A time to rebrand
It's about how I represent. You know. How I'm bringin' myself out into the world and lettin' y'all see a piece of me. How I see myself, and how I let you see me through my writing.
To a certain set of friends, I became Debra shortly after we all started hanging out. And to them, I'll always be Debra. The bounciest on the volleyball court. The bounciest on the dancefloor. The bounciest as I go through life.
I wouldn't want it any other way, because those are some of the happiest times of my life.
When I started this blog, I had some concerns about starting something that the whole world could see and read. Still, I had goals in mind at the start, one of which was to begin feeling comfortable with writing for an unknown audience -- for people that I don't know and would never know. Business writing and technical writing and manual writing are all good, but I wanted to see about writing for people I might offend. For people I might make laugh. For people I might impress. For people that might not have to come back for a second look, but who just might want to because they were entertained. Or maybe because I made them think. Or maybe just because they thought I was hot : )

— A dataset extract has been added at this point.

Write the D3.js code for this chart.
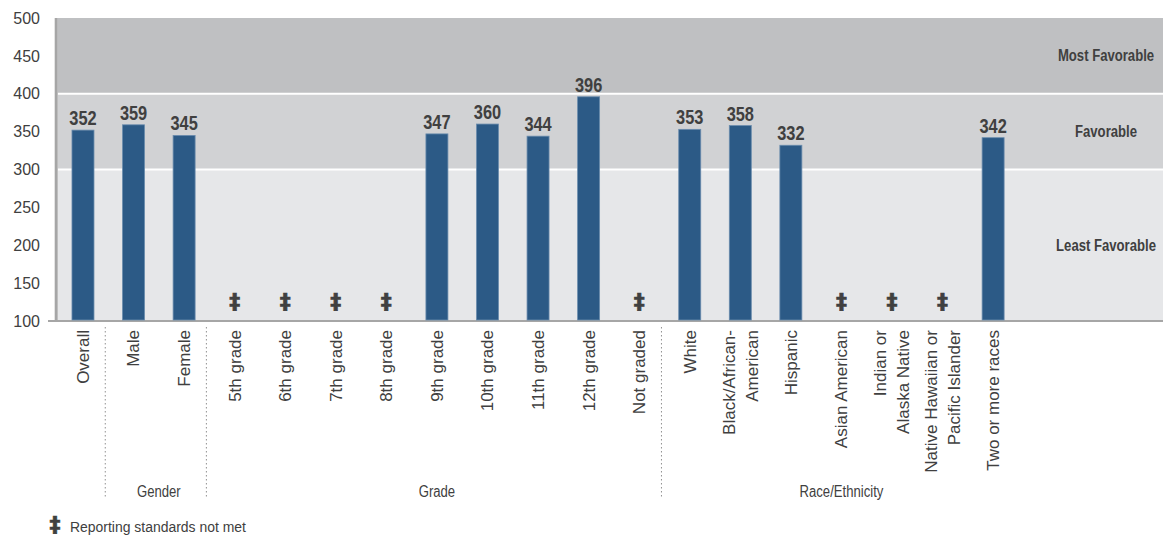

And way back then -- back in the beginning -- it was just easier to write this thing under a pseudonym. Naturally, I used my favourite nickname, Debra. Sure, it wasn't long before I freely started using my real name and writing about real details on the blog, but there will always be some distance between me and my adoring fans. There has to. After all, I'm not gonna let someone track me down and do the stalker thing. I'll never use my last name, and I'll never use my family's names.
But maybe this whole representin' thing is about showing more of who I am now, as opposed to who I was so many years ago. In the past year-plus, I've made so many contacts with people who have somehow found me and my blog. I've been lucky enough to have had those people leave some amazing comments for me. I've let friends into this blog world of mine. I feel comfortable with the idea of strangers finding me and seeing parts of me.
But, in all honesty, one of the things that has kept me from introducing everyone to this blog is the way in which I represent myself. In a sense, I'm embarrassed about being represented as Debra. Although I'm proud of the affiliation that the name means to me with my amazing circle of friends, I know that some people who aren't quite so enlightened might think that a woman's name is representative of a feminine person.
I'm here to tell ya one thing: I may be gay, but I'm all man!
Sure, I'm realllly gay and like figure skating, for instance, but that doesn't make me less of a man than, say, my brother. Nor should the nickname Debra label me the same way. Still, why not remove any ambiguity altogether? Although I love what the personna Debra represents, I don't want people to have a limited view of who I am based on a nickname. Why not stop feeling uncharacteristically confined by what others might think, simply based on a silly nickname? It's time to open the lid and let 'er rip.
I'll always be Debra to that certain group of friends. Heck, I'll always be Debra to myself. But on life is large. why insist on living small?, it's time to just be me.
Welcome to the subtle rebranding of my blog. I'm very happy to introduce myself as Jeff. I'll be your tour guide for the next phase of our journey.